● **Provided data**:
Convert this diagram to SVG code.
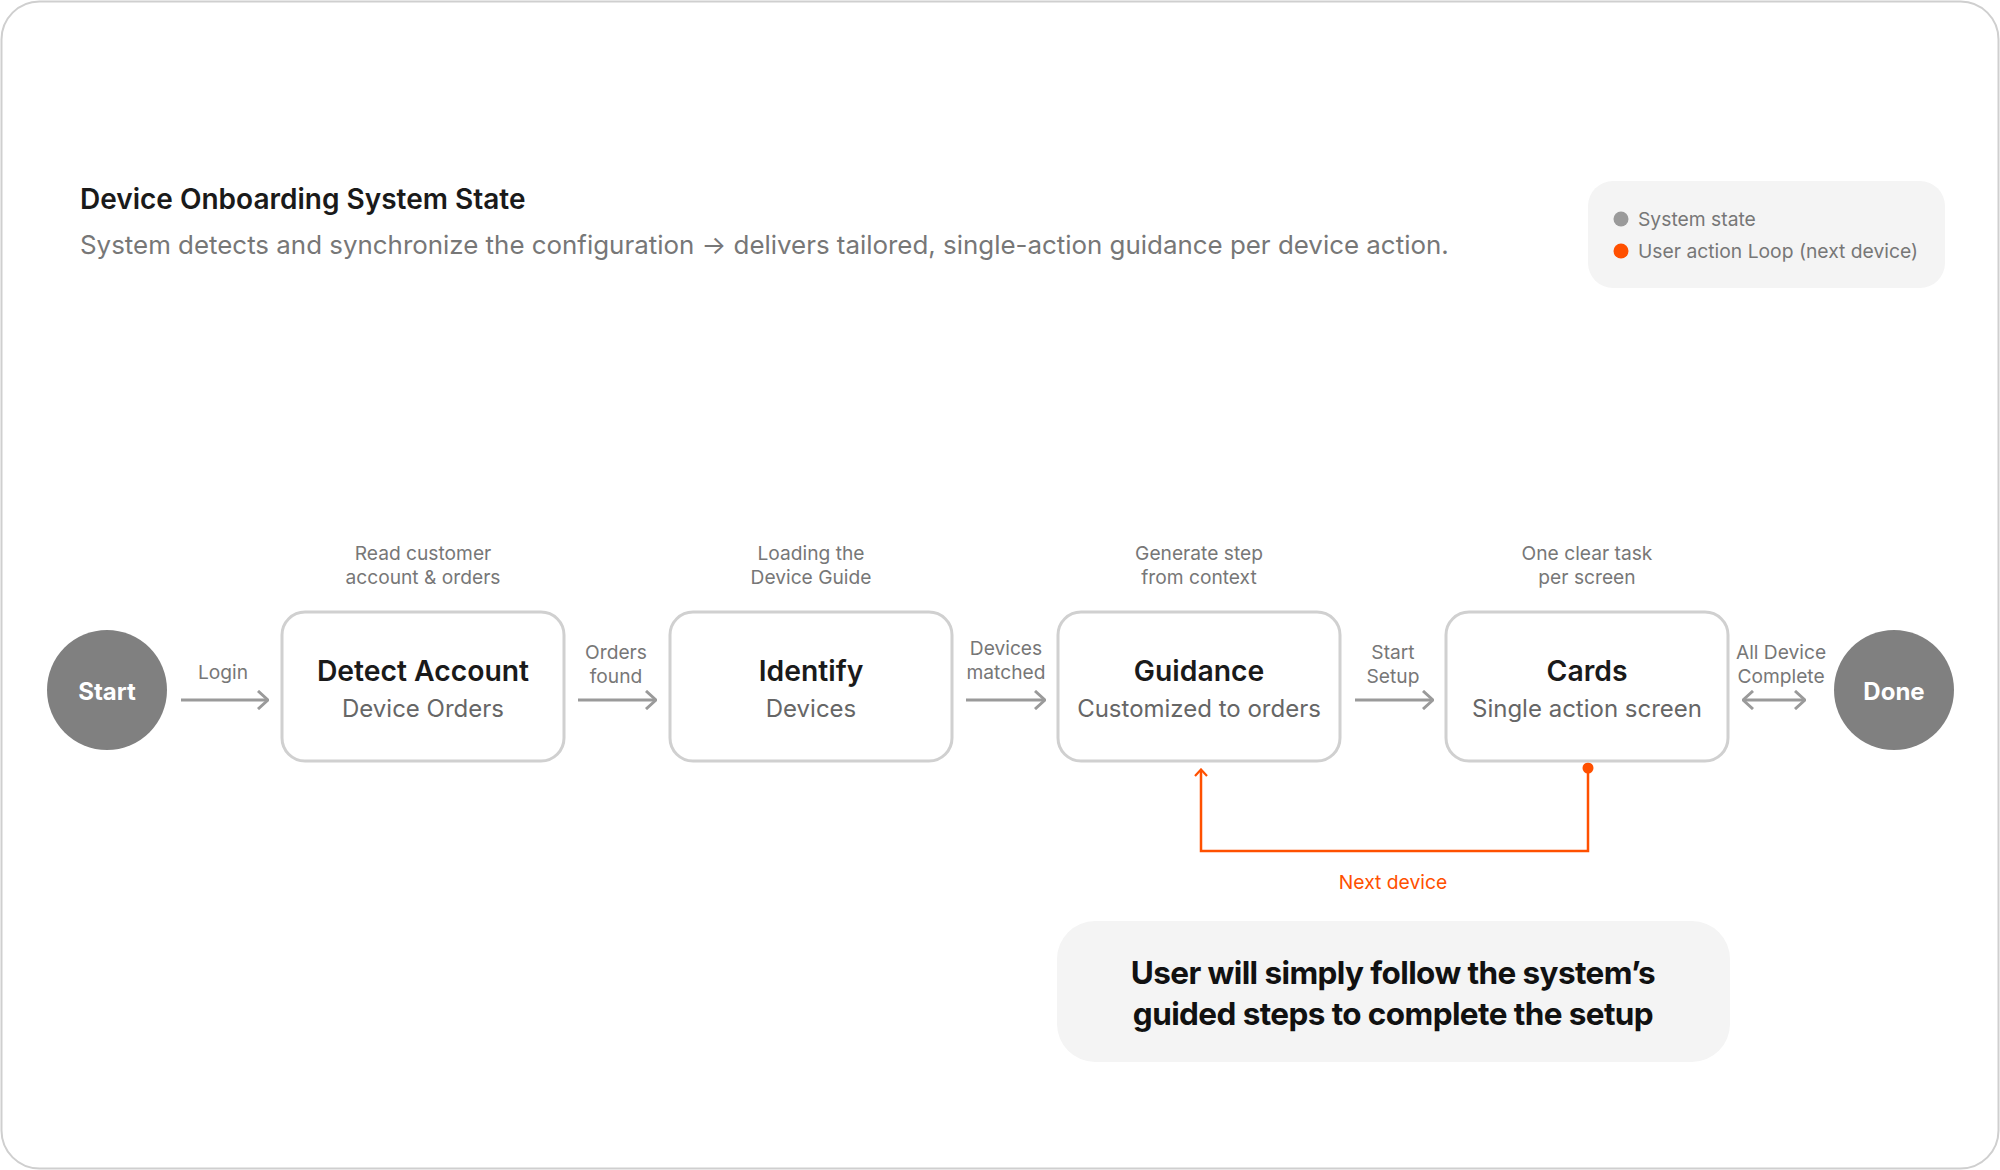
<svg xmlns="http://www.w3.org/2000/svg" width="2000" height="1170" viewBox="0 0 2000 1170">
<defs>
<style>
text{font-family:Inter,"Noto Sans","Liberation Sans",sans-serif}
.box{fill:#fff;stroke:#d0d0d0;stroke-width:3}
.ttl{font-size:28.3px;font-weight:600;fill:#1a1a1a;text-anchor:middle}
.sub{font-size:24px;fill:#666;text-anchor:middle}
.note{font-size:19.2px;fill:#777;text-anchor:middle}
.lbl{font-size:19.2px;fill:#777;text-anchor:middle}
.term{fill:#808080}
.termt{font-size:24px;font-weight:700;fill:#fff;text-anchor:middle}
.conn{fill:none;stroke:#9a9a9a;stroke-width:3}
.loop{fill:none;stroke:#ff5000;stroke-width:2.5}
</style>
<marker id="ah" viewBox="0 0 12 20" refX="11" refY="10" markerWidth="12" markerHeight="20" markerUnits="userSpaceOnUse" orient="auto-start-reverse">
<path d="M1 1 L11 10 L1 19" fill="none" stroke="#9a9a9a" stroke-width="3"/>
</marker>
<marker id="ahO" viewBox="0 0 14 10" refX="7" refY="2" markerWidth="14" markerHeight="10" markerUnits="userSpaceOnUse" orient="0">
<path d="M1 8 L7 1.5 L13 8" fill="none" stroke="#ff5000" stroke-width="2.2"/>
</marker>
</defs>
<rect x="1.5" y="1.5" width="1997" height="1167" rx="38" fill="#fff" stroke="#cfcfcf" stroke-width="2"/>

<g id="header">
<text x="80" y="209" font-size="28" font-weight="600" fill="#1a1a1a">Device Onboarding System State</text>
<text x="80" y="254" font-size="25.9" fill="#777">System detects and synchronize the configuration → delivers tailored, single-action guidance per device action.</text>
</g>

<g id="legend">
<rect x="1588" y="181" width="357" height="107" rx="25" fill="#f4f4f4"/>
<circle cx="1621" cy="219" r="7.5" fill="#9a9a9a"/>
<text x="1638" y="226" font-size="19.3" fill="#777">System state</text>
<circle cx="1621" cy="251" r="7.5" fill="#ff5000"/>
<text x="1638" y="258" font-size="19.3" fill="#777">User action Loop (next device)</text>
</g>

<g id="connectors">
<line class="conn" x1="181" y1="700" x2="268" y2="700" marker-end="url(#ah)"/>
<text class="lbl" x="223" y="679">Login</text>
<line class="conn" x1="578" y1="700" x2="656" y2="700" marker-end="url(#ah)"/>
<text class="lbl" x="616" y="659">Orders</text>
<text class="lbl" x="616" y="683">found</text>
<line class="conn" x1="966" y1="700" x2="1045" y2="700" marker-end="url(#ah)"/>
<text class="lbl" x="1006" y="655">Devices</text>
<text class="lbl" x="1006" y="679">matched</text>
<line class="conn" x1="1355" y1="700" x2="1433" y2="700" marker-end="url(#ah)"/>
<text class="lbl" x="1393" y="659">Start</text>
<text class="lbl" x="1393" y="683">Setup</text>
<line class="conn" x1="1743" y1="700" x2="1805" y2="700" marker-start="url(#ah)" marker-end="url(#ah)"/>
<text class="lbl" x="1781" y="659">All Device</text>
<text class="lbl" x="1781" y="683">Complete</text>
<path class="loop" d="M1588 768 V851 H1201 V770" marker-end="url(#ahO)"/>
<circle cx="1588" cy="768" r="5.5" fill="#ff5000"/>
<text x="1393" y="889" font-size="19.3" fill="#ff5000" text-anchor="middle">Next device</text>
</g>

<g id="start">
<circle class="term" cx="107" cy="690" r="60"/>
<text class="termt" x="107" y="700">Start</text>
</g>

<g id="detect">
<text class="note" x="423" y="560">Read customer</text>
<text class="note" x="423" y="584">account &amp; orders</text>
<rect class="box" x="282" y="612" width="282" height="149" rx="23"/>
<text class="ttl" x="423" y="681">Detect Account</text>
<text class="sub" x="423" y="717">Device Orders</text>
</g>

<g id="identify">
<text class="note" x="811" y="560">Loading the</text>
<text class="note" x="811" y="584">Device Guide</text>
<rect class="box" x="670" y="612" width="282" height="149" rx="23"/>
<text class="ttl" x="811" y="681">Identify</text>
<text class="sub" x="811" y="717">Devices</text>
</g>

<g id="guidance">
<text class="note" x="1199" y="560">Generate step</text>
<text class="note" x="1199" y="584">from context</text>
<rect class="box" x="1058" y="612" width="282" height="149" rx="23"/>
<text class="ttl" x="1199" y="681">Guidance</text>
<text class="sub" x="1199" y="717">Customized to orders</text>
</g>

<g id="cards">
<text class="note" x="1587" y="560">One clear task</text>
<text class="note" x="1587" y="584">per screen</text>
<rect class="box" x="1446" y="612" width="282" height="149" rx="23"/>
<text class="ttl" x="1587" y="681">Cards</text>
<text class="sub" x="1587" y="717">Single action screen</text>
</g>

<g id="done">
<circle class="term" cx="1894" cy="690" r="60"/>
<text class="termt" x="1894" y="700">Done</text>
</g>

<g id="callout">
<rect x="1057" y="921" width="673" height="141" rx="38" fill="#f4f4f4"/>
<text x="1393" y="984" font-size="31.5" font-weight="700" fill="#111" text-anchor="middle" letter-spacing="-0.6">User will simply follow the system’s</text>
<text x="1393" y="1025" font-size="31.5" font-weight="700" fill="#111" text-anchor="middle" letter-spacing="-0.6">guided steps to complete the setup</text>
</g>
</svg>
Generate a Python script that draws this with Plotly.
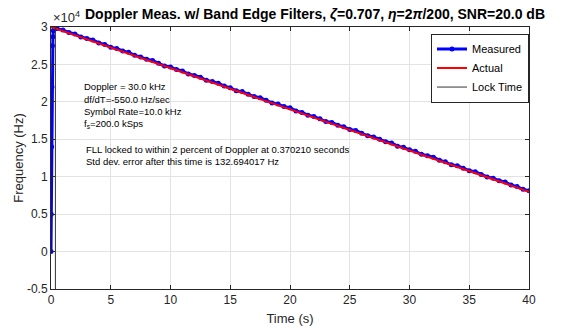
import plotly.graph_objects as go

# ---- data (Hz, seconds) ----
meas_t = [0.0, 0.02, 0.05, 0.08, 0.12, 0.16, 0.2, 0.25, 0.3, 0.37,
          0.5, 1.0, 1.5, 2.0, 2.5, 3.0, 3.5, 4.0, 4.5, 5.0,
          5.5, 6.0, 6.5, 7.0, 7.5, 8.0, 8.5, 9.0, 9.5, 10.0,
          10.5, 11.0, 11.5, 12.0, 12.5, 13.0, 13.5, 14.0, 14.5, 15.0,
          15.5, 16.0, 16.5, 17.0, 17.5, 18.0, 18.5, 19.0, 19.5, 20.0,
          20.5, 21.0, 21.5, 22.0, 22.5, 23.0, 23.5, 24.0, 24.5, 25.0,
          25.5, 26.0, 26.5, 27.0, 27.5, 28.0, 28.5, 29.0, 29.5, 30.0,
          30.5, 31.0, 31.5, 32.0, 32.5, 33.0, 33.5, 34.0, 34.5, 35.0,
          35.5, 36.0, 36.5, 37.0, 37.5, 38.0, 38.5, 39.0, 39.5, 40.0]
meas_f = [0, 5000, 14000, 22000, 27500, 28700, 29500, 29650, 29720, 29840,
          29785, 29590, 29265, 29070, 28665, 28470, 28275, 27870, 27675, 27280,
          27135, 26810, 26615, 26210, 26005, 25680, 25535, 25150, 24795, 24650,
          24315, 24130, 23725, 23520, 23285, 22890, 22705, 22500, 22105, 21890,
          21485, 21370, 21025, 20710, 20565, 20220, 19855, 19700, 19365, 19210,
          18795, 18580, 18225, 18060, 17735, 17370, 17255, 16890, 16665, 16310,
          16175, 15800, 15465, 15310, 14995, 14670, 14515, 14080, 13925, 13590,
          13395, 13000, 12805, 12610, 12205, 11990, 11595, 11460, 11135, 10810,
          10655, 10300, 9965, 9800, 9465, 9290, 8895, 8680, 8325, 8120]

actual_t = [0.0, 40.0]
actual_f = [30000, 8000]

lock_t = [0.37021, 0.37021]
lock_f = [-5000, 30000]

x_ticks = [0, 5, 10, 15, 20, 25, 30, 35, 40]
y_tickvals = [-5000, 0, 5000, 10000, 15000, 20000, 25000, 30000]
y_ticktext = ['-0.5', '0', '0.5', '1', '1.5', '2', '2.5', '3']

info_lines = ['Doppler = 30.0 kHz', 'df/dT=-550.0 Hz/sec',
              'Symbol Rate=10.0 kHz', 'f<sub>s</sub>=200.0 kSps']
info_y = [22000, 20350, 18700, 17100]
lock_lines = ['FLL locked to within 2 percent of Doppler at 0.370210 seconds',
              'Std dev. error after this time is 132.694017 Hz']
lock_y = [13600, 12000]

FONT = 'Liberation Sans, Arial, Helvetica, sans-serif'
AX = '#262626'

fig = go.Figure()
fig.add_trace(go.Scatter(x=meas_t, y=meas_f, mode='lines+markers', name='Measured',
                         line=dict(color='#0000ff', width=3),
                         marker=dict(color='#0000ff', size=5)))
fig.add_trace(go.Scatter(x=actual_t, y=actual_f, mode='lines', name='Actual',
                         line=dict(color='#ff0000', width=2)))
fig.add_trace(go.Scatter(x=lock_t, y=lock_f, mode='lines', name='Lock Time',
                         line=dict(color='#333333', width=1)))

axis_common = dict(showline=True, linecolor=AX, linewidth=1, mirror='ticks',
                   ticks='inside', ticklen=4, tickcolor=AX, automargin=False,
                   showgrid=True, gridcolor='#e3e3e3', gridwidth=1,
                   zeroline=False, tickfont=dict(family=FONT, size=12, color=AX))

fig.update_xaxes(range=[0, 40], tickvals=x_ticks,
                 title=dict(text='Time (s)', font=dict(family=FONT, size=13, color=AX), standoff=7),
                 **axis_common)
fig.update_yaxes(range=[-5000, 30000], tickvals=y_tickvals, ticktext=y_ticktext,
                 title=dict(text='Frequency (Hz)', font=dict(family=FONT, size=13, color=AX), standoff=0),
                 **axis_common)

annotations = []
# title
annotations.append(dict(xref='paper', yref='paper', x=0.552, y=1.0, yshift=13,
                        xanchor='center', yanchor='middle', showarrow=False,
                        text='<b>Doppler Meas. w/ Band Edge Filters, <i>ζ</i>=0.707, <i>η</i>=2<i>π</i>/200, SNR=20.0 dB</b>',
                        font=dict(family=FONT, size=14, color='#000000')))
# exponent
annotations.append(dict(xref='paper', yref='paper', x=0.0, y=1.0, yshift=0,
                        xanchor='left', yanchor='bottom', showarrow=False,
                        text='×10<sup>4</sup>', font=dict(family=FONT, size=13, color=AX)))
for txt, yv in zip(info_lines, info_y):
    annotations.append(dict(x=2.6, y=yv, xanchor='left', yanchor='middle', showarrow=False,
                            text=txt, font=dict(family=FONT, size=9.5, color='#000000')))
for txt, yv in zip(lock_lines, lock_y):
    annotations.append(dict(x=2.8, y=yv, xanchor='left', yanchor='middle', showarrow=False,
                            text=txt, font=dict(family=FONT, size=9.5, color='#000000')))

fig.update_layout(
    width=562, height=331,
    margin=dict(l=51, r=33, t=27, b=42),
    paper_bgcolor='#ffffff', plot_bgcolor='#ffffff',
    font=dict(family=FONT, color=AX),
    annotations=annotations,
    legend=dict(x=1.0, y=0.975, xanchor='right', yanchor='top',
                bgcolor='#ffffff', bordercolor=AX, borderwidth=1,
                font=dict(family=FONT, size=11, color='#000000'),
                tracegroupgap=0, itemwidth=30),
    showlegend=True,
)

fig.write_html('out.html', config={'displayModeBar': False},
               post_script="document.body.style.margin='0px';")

● **Exercise**:
Drop the images and output only the lines from the one that contains "Generate a Python" to the one that contains "AX = '#262626'", both included.

● **Response**:
Generate a Python script that draws this with Plotly.
import plotly.graph_objects as go

# ---- data (Hz, seconds) ----
meas_t = [0.0, 0.02, 0.05, 0.08, 0.12, 0.16, 0.2, 0.25, 0.3, 0.37,
          0.5, 1.0, 1.5, 2.0, 2.5, 3.0, 3.5, 4.0, 4.5, 5.0,
          5.5, 6.0, 6.5, 7.0, 7.5, 8.0, 8.5, 9.0, 9.5, 10.0,
          10.5, 11.0, 11.5, 12.0, 12.5, 13.0, 13.5, 14.0, 14.5, 15.0,
          15.5, 16.0, 16.5, 17.0, 17.5, 18.0, 18.5, 19.0, 19.5, 20.0,
          20.5, 21.0, 21.5, 22.0, 22.5, 23.0, 23.5, 24.0, 24.5, 25.0,
          25.5, 26.0, 26.5, 27.0, 27.5, 28.0, 28.5, 29.0, 29.5, 30.0,
          30.5, 31.0, 31.5, 32.0, 32.5, 33.0, 33.5, 34.0, 34.5, 35.0,
          35.5, 36.0, 36.5, 37.0, 37.5, 38.0, 38.5, 39.0, 39.5, 40.0]
meas_f = [0, 5000, 14000, 22000, 27500, 28700, 29500, 29650, 29720, 29840,
          29785, 29590, 29265, 29070, 28665, 28470, 28275, 27870, 27675, 27280,
          27135, 26810, 26615, 26210, 26005, 25680, 25535, 25150, 24795, 24650,
          24315, 24130, 23725, 23520, 23285, 22890, 22705, 22500, 22105, 21890,
          21485, 21370, 21025, 20710, 20565, 20220, 19855, 19700, 19365, 19210,
          18795, 18580, 18225, 18060, 17735, 17370, 17255, 16890, 16665, 16310,
          16175, 15800, 15465, 15310, 14995, 14670, 14515, 14080, 13925, 13590,
          13395, 13000, 12805, 12610, 12205, 11990, 11595, 11460, 11135, 10810,
          10655, 10300, 9965, 9800, 9465, 9290, 8895, 8680, 8325, 8120]

actual_t = [0.0, 40.0]
actual_f = [30000, 8000]

lock_t = [0.37021, 0.37021]
lock_f = [-5000, 30000]

x_ticks = [0, 5, 10, 15, 20, 25, 30, 35, 40]
y_tickvals = [-5000, 0, 5000, 10000, 15000, 20000, 25000, 30000]
y_ticktext = ['-0.5', '0', '0.5', '1', '1.5', '2', '2.5', '3']

info_lines = ['Doppler = 30.0 kHz', 'df/dT=-550.0 Hz/sec',
              'Symbol Rate=10.0 kHz', 'f<sub>s</sub>=200.0 kSps']
info_y = [22000, 20350, 18700, 17100]
lock_lines = ['FLL locked to within 2 percent of Doppler at 0.370210 seconds',
              'Std dev. error after this time is 132.694017 Hz']
lock_y = [13600, 12000]

FONT = 'Liberation Sans, Arial, Helvetica, sans-serif'
AX = '#262626'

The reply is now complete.